Una vez más, la poetisa se resiste a ser engullida. Protesta con energía y el mismo Fidel Castro le promete que actos semejantes jamás volverían a producirse. Como se puede observar, los hechos más decisivos tienen en la mente del biógrafo la misma consistencia que el modo de decir: dependen de la selección gerundiana que los simplifica. Así la historia se podrá explicar, qué duda cabe, pero hablando de una poetisa como la Oliver, jamás se podrá entender.

El valor de los argumentos

Si la consistencia de un valor depende de la coherencia de su argumento, leyendo la biografía de Martínez Carmenate se deduce que la axiología que sustenta los hechos y la vida de Carilda Oliver no puede ser más enclenque. ¿Se trata de un resultado planificado intencionalmente por el biógrafo o, por el contrario, de una simple impericia para encajar la realidad poética como un todo relacionante que explica la vida del poeta en cada una de sus etapas de un modo congruente? Las dos cuestiones son flagrantes, pero juzgue el lector por sí mismo, porque aquí lo fortuito no deja de ser en cualquier caso una coincidencia sarcástica.
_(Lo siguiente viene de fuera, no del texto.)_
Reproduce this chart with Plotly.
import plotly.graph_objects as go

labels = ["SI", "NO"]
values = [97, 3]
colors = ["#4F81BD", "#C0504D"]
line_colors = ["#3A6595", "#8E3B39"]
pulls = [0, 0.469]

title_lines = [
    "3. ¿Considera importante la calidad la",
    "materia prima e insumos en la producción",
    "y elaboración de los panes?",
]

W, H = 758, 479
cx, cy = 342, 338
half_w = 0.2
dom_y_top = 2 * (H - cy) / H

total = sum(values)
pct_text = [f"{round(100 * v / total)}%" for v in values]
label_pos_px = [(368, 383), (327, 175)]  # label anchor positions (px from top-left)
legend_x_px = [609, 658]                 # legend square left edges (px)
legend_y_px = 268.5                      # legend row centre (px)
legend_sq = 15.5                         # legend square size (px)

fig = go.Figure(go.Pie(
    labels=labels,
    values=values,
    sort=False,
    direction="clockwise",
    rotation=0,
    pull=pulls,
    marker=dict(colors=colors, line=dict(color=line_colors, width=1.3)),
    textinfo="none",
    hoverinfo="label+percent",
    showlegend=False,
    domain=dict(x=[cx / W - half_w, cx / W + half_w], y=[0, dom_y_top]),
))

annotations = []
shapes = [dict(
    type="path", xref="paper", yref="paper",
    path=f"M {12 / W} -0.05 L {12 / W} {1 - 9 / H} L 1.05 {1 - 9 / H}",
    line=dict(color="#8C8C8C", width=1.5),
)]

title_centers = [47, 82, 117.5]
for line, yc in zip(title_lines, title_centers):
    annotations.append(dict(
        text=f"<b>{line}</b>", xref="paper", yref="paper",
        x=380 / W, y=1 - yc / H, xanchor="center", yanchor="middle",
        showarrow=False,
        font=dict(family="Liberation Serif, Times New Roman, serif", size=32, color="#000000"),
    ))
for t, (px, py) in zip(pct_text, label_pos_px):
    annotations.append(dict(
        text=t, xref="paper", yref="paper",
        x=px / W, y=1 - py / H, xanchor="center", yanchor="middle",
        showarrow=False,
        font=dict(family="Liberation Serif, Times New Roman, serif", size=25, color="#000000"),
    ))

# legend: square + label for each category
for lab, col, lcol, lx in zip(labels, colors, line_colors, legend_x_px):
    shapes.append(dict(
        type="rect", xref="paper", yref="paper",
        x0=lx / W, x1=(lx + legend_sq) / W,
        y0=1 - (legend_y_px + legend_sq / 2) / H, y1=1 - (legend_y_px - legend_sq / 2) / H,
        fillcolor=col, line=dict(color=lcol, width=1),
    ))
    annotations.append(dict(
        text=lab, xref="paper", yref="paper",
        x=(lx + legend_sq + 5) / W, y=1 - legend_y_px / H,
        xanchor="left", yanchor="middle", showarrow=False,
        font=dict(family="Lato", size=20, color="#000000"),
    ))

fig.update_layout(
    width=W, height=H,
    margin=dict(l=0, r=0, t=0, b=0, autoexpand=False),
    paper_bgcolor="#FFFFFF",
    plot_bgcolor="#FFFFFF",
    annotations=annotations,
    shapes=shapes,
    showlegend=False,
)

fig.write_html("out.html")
Obsesionado como está el biógrafo por las concordancias políticas y sociológicas, a la hora de cuantificar el temple y el espíritu de la biografiada frente a la diferencia o la unanimidad apabullante, los mecanismos se atascan, la confusión a veces y la ambigüedad otras se instalan en los hechos más definidores, y la esquizofrenia asumida desmantela la totalidad del relato. ¿Qué ocurre aquí, entonces, con lo más fascinante de un poeta que es su espíritu impreso en versos, en los que la palabra vale lo que filosóficamente mantienen porque equivale a lo que su espíritu arraiga? Pues que Martínez Carmenate lo anula de raíz.
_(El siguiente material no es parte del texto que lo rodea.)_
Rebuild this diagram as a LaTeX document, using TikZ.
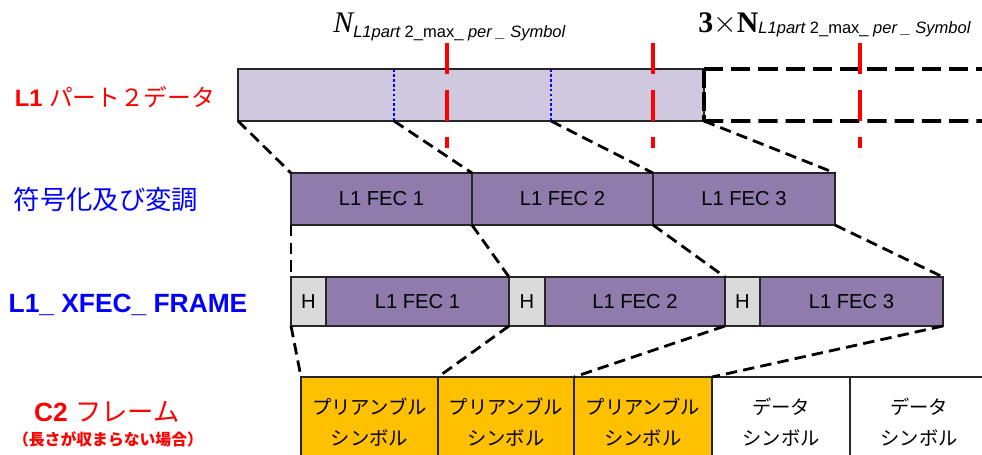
\documentclass[tikz,border=0pt]{standalone}
\usepackage{fontspec}
\setmainfont{Liberation Serif}
\setsansfont{Liberation Sans}
\newfontfamily\jp{Noto Sans CJK JP}
\definecolor{barfill}{HTML}{D0C8DE}
\definecolor{fecfill}{HTML}{8F7BAC}
\definecolor{hdrfill}{HTML}{DADADA}
\definecolor{prefill}{HTML}{FFC000}

\begin{document}
\begin{tikzpicture}[x=0.02cm, y=-0.02cm,
    box/.style={draw=black!85, line width=0.8pt, inner sep=0pt, outer sep=0pt, anchor=north west},
    fecbox/.style={box, fill=fecfill, minimum height=1.04cm, font=\sffamily\fontsize{11.5}{13}\selectfont},
    xbox/.style={box, fill=fecfill, minimum height=0.98cm, font=\sffamily\fontsize{11.5}{13}\selectfont},
    hbox/.style={box, fill=hdrfill, minimum height=0.98cm, font=\sffamily\fontsize{11.5}{13}\selectfont},
    symbox/.style={box, minimum height=1.8cm, align=center, font=\jp\fontsize{11}{17.6}\selectfont},
    link/.style={black, line width=1.6pt, dash pattern=on 6.5pt off 3.5pt},
    lbl/.style={inner sep=0pt, font=\sffamily\bfseries}]

\useasboundingbox (0,0) rectangle (982,454);

% draw top bar
\node[box, fill=barfill, minimum width=9.32cm, minimum height=1.04cm] (bar) at (238,69) {};
\coordinate (bt1) at (394,69);
\coordinate (bb1) at (394,121);
\coordinate (bt2) at (551,69);
\coordinate (bb2) at (551,121);
\draw[blue, line width=1.6pt, dash pattern=on 1.6pt off 1.2pt] (bt1) -- (bb1);
\draw[blue, line width=1.6pt, dash pattern=on 1.6pt off 1.2pt] (bt2) -- (bb2);

% dashed extension
\coordinate (et) at (990,69);
\coordinate (eb) at (990,121);
\draw[black, line width=2.2pt, dash pattern=on 11pt off 4.5pt] (bar.north east) -- (et);
\draw[black, line width=2.2pt, dash pattern=on 11pt off 4.5pt] (bar.south east) -- (eb);
\draw[black, line width=2.2pt, dash pattern=on 11pt off 2pt] (bar.north east) -- (bar.south east);

% red marks
\foreach \rx in {447,653,860}
  \draw[red, line width=2.3pt, dash pattern=on 0.62cm off 0.32cm] (\rx,43) -- (\rx,148);

% top labels
\node[anchor=base west, inner sep=0pt] (nmax) at (333,32)
  {{\fontsize{17}{17}\selectfont\itshape N}\raisebox{-3.4pt}{\sffamily\fontsize{9.4}{9}\selectfont\itshape L1part {\upshape 2\_max\_} per \_ Symbol}};
\node[anchor=base west, inner sep=0pt] (nmax3) at (698,32)
  {{\fontsize{17}{17}\selectfont\bfseries 3$\times$N}\raisebox{-1pt}{\sffamily\fontsize{9.4}{9}\selectfont\itshape L1part {\upshape 2\_max\_} per \_ Symbol}};

% FEC blocks
\node[fecbox, minimum width=3.62cm] (fa) at (291,173) {L1 FEC 1};
\node[fecbox, minimum width=3.62cm] (fb) at (472,173) {L1 FEC 2};
\node[fecbox, minimum width=3.64cm] (fc) at (653,173) {L1 FEC 3};

% XFEC frame
\node[hbox, minimum width=0.70cm] (ha) at (291,277) {H};
\node[xbox, minimum width=3.66cm] (xa) at (326,277) {L1 FEC 1};
\node[hbox, minimum width=0.72cm] (hb) at (509,277) {H};
\node[xbox, minimum width=3.60cm] (xb) at (545,277) {L1 FEC 2};
\node[hbox, minimum width=0.70cm] (hc) at (725,277) {H};
\node[xbox, minimum width=3.66cm] (xc) at (760,277) {L1 FEC 3};

% C2 frame symbols
\node[symbox, fill=prefill, minimum width=2.74cm] (pa) at (301,377) {プリアンブル\\シンボル};
\node[symbox, fill=prefill, minimum width=2.72cm] (pb) at (438,377) {プリアンブル\\シンボル};
\node[symbox, fill=prefill, minimum width=2.76cm] (pc) at (574,377) {プリアンブル\\シンボル};
\node[symbox, fill=white, minimum width=2.76cm] (da) at (712,377) {データ\\シンボル};
\node[symbox, fill=white, minimum width=2.76cm] (db) at (850,377) {データ\\シンボル};

% draw dashed links
\draw[link] (bar.south west) -- (fa.north west);
\draw[link] (bb1) -- (fb.north west);
\draw[link] (bb2) -- (fc.north west);
\draw[link] (bar.south east) -- (fc.north east);

\draw[link] (fa.south west) -- (ha.north west);
\draw[link] (fa.south east) -- (hb.north west);
\draw[link] (fb.south east) -- (hc.north west);
\draw[link] (fc.south east) -- (xc.north east);

\draw[link] (ha.south west) -- (pa.north west);
\draw[link] (hb.south west) -- (pb.north west);
\draw[link] (hc.south west) -- (pc.north west);
\draw[link] (xc.south east) -- (da.north west);

% row labels
\node[lbl, red, font=\sffamily\bfseries\fontsize{13.5}{16}\selectfont] (lpart) at (115,97) {L1 {\jp\mdseries パート２データ}};
\node[lbl, blue, font=\jp\fontsize{15}{18}\selectfont] (lcod) at (106,200) {符号化及び変調};
\node[lbl, blue, font=\sffamily\bfseries\fontsize{15}{18}\selectfont] (lxfec) at (128,305) {L1\_ XFEC\_ FRAME};
\node[lbl, red, font=\sffamily\bfseries\fontsize{15}{18}\selectfont] (lc2) at (107,412) {C2 {\jp\mdseries フレーム}};
\node[lbl, red, font=\jp\bfseries\fontsize{9}{11}\selectfont] (lnote) at (108,439) {（長さが収まらない場合）};

\end{tikzpicture}
\end{document}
La narración cojea desde el principio cuando no se desvela cómo la niña o la adolescente empieza a sentir la realidad poética y a escribir derecho con renglones torcidos. Esto, al parecer, llega del cielo por las buenas, y el biógrafo se limita a divagar ensartando los rebrotes vocacionales como parte de "toda la cursilería de la época" (p. 61), como producto de "un caos pequeñito", y lanzando una solapada advertencia para el futuro inmediato: que la ingenuidad de la muchacha, "como siempre", construye las estrofas más ocurrentes. Mal comienzo, pues quiere decir que lo de poetisa llegó por pura casualidad como pudiera haber salido jinetera, con perdón de esas heroínas de la carretera que hacen el pan y van a la lucha como las antiguas hetairas en los tiempos de la Grecia clásica.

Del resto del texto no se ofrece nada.